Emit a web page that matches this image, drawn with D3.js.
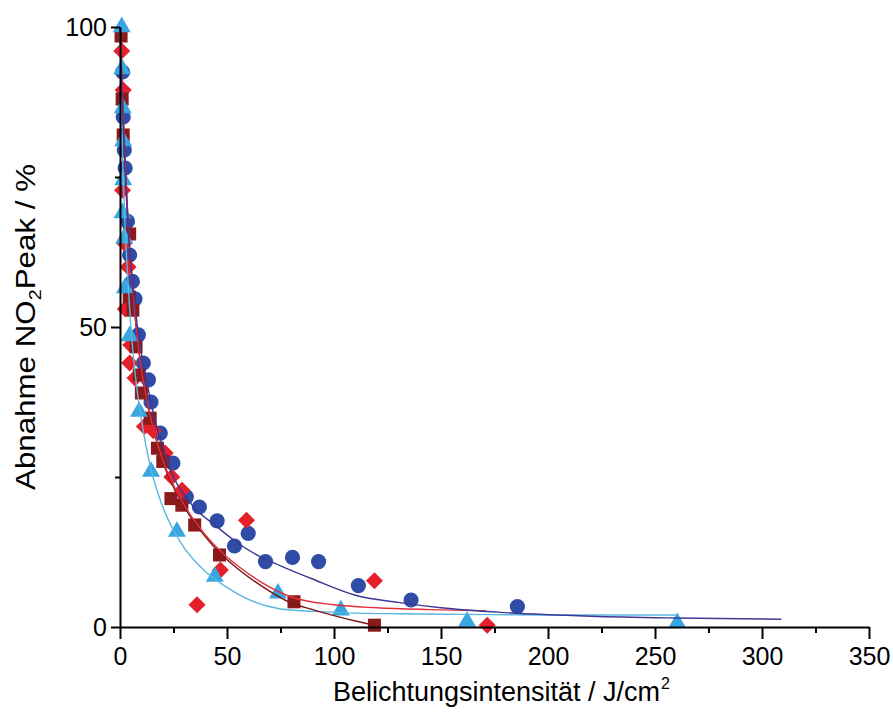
<!DOCTYPE html>
<html>
<head>
<meta charset="utf-8">
<script src="https://cdn.jsdelivr.net/npm/d3@7"></script>
<style>
  html, body { margin: 0; padding: 0; background: #fff; }
  svg { display: block; font-family: "Liberation Sans", Arial, sans-serif; }
</style>
</head>
<body>
<svg id="chart" width="893" height="727"></svg>
<script>
// ---- data ----
const xMajorTicks = [0, 50, 100, 150, 200, 250, 300, 350];
const xMinorTicks = [25, 75, 125, 175, 225, 275, 325];
const yMajorTicks = [0, 50, 100];
const yMinorTicks = [25, 75];

// dark blue circles
const circlesX = [1.2, 1.5, 2, 2.4, 3.5, 4.5, 5.8, 7, 8.6, 10.9, 13.3, 14.5, 18.8, 24.7, 31, 37.1, 45.4, 53.5, 59.9, 68, 80.6, 92.8, 111.4, 136, 185.7];
const circlesY = [92.5, 85, 79.5, 76.5, 67.6, 62, 57.6, 54.7, 48.7, 44, 41.2, 37.5, 32.3, 27.3, 21.7, 20, 17.7, 13.5, 15.6, 10.9, 11.6, 10.9, 6.9, 4.5, 3.4];

// red diamonds
const diamondsX = [0.8, 1.5, 1.2, 2, 3.8, 2.5, 5, 4.5, 7, 11.4, 15.6, 21.1, 24.2, 29, 36, 46.9, 59.1, 118.9, 171.6];
const diamondsY = [96, 89.5, 72.8, 64, 60, 53, 47, 44, 41.5, 33.4, 32.7, 29, 25, 22.8, 3.7, 9.5, 17.8, 7.7, 0.3];

// dark red squares
const squaresX = [0.5, 1, 1.5, 4.5, 4.3, 6, 7.5, 9, 10, 14.1, 17.5, 20, 23.8, 28.9, 34.9, 46.5, 81.3, 118.9];
const squaresY = [98.5, 88, 82, 65.5, 55, 52.8, 46.7, 42, 39, 34.8, 29.8, 27.6, 21.4, 20.3, 17, 12, 4.2, 0.3];

// light blue triangles
const trianglesX = [0.8, 1, 1.3, 1.5, 1.5, 1.2, 2, 2.3, 4.5, 8.9, 14.5, 26.6, 44.3, 73.8, 103.2, 162.2, 260.4];
const trianglesY = [100, 93, 86.5, 81, 74.5, 69, 64.8, 56.5, 48.5, 35.9, 25.9, 15.9, 8.4, 5.6, 2.8, 0.9, 0.7];

// fitted curves
const navyFitX = [0, 0.5, 1, 2, 3, 4, 6, 8, 10, 13, 16, 20, 25, 30, 35, 45, 55, 65, 75, 90, 110, 130, 150, 180, 220, 260, 309];
const navyFitY = [100, 94, 88, 79, 71.5, 65.5, 57, 50.5, 45.5, 40, 35, 30, 25, 22, 19.8, 16.8, 14, 11.8, 10.2, 8, 5.3, 4.1, 3.2, 2.4, 1.8, 1.5, 1.3];

const redFitX = [0, 0.5, 1, 2, 3, 4, 6, 8, 10, 13, 16, 20, 25, 30, 35, 40, 46.5, 55, 65, 80, 100, 120, 145, 171];
const redFitY = [100, 95, 90, 81, 73, 66, 56, 48.5, 43, 37, 32.5, 27.8, 23.6, 20.3, 17.6, 15.3, 12.8, 10.2, 7.7, 5.0, 3.7, 3.2, 2.9, 2.7];

const darkRedFitX = [0, 0.5, 1, 2, 3, 4, 6, 8, 10, 13, 16, 20, 25, 30, 35, 40, 46.5, 55, 65, 80, 90, 100, 110, 119];
const darkRedFitY = [100, 95, 90, 81, 73, 66, 56, 48.5, 43, 37, 32.5, 27.5, 23.3, 20, 17.3, 15, 12.4, 9.7, 7.1, 4.0, 2.9, 1.9, 1.0, 0.3];

const lightBlueFitX = [0, 0.5, 1, 2, 4, 6, 8, 10, 14, 18, 22, 26, 30, 35, 40, 50, 60, 75, 90, 103, 130, 160, 200, 260];
const lightBlueFitY = [100, 90, 81, 70, 56, 46, 39.5, 34.5, 27, 22, 18.3, 15.5, 13.2, 11, 9.2, 6.6, 4.6, 3.0, 2.6, 2.4, 2.2, 2.1, 2.0, 2.0];

// ---- chart ----
const svg = d3.select("#chart");
const x = d3.scaleLinear().domain([0, 350]).range([120, 869]);
const y = d3.scaleLinear().domain([0, 100]).range([627, 27]);

const colors = {
  navy: "#2f4ca6", red: "#e5202a", darkRed: "#8a1a1c", lightBlue: "#38a6e0",
  navyLine: "#3d3896", redLine: "#e0303c", darkRedLine: "#7a1518", lightBlueLine: "#5cb6e2"
};

const zip = (xs, ys) => xs.map((v, i) => [v, ys[i]]);

// markers
const gMarks = svg.append("g");
gMarks.selectAll("circle.c").data(zip(circlesX, circlesY)).join("circle")
  .attr("class", "c").attr("cx", d => x(d[0])).attr("cy", d => y(d[1])).attr("r", 7.6)
  .attr("fill", colors.navy);
gMarks.selectAll("path.d").data(zip(diamondsX, diamondsY)).join("path")
  .attr("class", "d")
  .attr("d", d3.symbol(d3.symbolSquare, 145))
  .attr("transform", d => `translate(${x(d[0])},${y(d[1])}) rotate(45)`)
  .attr("fill", colors.red);
gMarks.selectAll("path.s").data(zip(squaresX, squaresY)).join("path")
  .attr("class", "s")
  .attr("d", d3.symbol(d3.symbolSquare, 170))
  .attr("transform", d => `translate(${x(d[0])},${y(d[1])})`)
  .attr("fill", colors.darkRed);
gMarks.selectAll("path.t").data(zip(trianglesX, trianglesY)).join("path")
  .attr("class", "t")
  .attr("d", d3.symbol(d3.symbolTriangle, 140))
  .attr("transform", d => `translate(${x(d[0])},${y(d[1])})`)
  .attr("fill", colors.lightBlue);

// fit lines
const line = d3.line().x(d => x(d[0])).y(d => y(d[1])).curve(d3.curveMonotoneX);
const fits = [
  [zip(lightBlueFitX, lightBlueFitY), colors.lightBlueLine],
  [zip(darkRedFitX, darkRedFitY), colors.darkRedLine],
  [zip(redFitX, redFitY), colors.redLine],
  [zip(navyFitX, navyFitY), colors.navyLine]
];
svg.append("g").selectAll("path").data(fits).join("path")
  .attr("d", d => line(d[0]))
  .attr("fill", "none").attr("stroke", d => d[1]).attr("stroke-width", 1.4);

// axes
function styleAxis(g) {
  g.select(".domain").attr("stroke", "#000").attr("stroke-width", 2);
  g.selectAll(".tick line").attr("stroke", "#000").attr("stroke-width", 2);
  g.selectAll(".tick text").attr("font-size", 25).attr("fill", "#000")
    .attr("font-family", '"Liberation Sans", Arial, sans-serif');
}
const xAxis = svg.append("g").attr("transform", `translate(0,${y(0)})`)
  .call(d3.axisBottom(x).tickValues(xMajorTicks).tickSize(12).tickSizeOuter(0).tickPadding(8).tickFormat(d3.format("d")));
styleAxis(xAxis);
const xMinor = svg.append("g").attr("transform", `translate(0,${y(0)})`)
  .call(d3.axisBottom(x).tickValues(xMinorTicks).tickSize(6).tickFormat(""));
xMinor.select(".domain").remove();
styleAxis(xMinor);

const yAxis = svg.append("g").attr("transform", `translate(${x(0)},0)`)
  .call(d3.axisLeft(y).tickValues(yMajorTicks).tickSize(9).tickSizeOuter(0).tickPadding(4).tickFormat(d3.format("d")));
styleAxis(yAxis);
const yMinor = svg.append("g").attr("transform", `translate(${x(0)},0)`)
  .call(d3.axisLeft(y).tickValues(yMinorTicks).tickSize(5).tickFormat(""));
yMinor.select(".domain").remove();
styleAxis(yMinor);

// x axis title with separate superscript
const xtMain = svg.append("text")
  .attr("y", 701).attr("text-anchor", "start")
  .attr("font-size", 27).attr("fill", "#000")
  .text("Belichtungsintensität / J/cm");
const xtW = xtMain.node().getComputedTextLength();
const xtSupW = 9;
const xtStart = 501 - (xtW + xtSupW) / 2;
xtMain.attr("x", xtStart);
svg.append("text")
  .attr("x", xtStart + xtW + 1).attr("y", 689)
  .attr("font-size", 16).attr("fill", "#000")
  .text("2");

// y axis title
const yt = svg.append("text")
  .attr("transform", "translate(35,327) rotate(-90)")
  .attr("text-anchor", "middle")
  .attr("font-size", 27).attr("fill", "#000")
  .attr("textLength", 326).attr("lengthAdjust", "spacingAndGlyphs");
yt.append("tspan").text("Abnahme NO");
yt.append("tspan").attr("dy", 6).attr("font-size", 17).text("2");
yt.append("tspan").attr("dy", -6).text("Peak / %");
</script>
</body>
</html>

────────────────

Pictures are excluded; extract exactly the lines from the start of the data through the line that holds "2.8, 0.9, 0.7];", both ends included.

- [Right answer]
Emit a web page that matches this image, drawn with D3.js.
<!DOCTYPE html>
<html>
<head>
<meta charset="utf-8">
<script src="https://cdn.jsdelivr.net/npm/d3@7"></script>
<style>
  html, body { margin: 0; padding: 0; background: #fff; }
  svg { display: block; font-family: "Liberation Sans", Arial, sans-serif; }
</style>
</head>
<body>
<svg id="chart" width="893" height="727"></svg>
<script>
// ---- data ----
const xMajorTicks = [0, 50, 100, 150, 200, 250, 300, 350];
const xMinorTicks = [25, 75, 125, 175, 225, 275, 325];
const yMajorTicks = [0, 50, 100];
const yMinorTicks = [25, 75];

// dark blue circles
const circlesX = [1.2, 1.5, 2, 2.4, 3.5, 4.5, 5.8, 7, 8.6, 10.9, 13.3, 14.5, 18.8, 24.7, 31, 37.1, 45.4, 53.5, 59.9, 68, 80.6, 92.8, 111.4, 136, 185.7];
const circlesY = [92.5, 85, 79.5, 76.5, 67.6, 62, 57.6, 54.7, 48.7, 44, 41.2, 37.5, 32.3, 27.3, 21.7, 20, 17.7, 13.5, 15.6, 10.9, 11.6, 10.9, 6.9, 4.5, 3.4];

// red diamonds
const diamondsX = [0.8, 1.5, 1.2, 2, 3.8, 2.5, 5, 4.5, 7, 11.4, 15.6, 21.1, 24.2, 29, 36, 46.9, 59.1, 118.9, 171.6];
const diamondsY = [96, 89.5, 72.8, 64, 60, 53, 47, 44, 41.5, 33.4, 32.7, 29, 25, 22.8, 3.7, 9.5, 17.8, 7.7, 0.3];

// dark red squares
const squaresX = [0.5, 1, 1.5, 4.5, 4.3, 6, 7.5, 9, 10, 14.1, 17.5, 20, 23.8, 28.9, 34.9, 46.5, 81.3, 118.9];
const squaresY = [98.5, 88, 82, 65.5, 55, 52.8, 46.7, 42, 39, 34.8, 29.8, 27.6, 21.4, 20.3, 17, 12, 4.2, 0.3];

// light blue triangles
const trianglesX = [0.8, 1, 1.3, 1.5, 1.5, 1.2, 2, 2.3, 4.5, 8.9, 14.5, 26.6, 44.3, 73.8, 103.2, 162.2, 260.4];
const trianglesY = [100, 93, 86.5, 81, 74.5, 69, 64.8, 56.5, 48.5, 35.9, 25.9, 15.9, 8.4, 5.6, 2.8, 0.9, 0.7];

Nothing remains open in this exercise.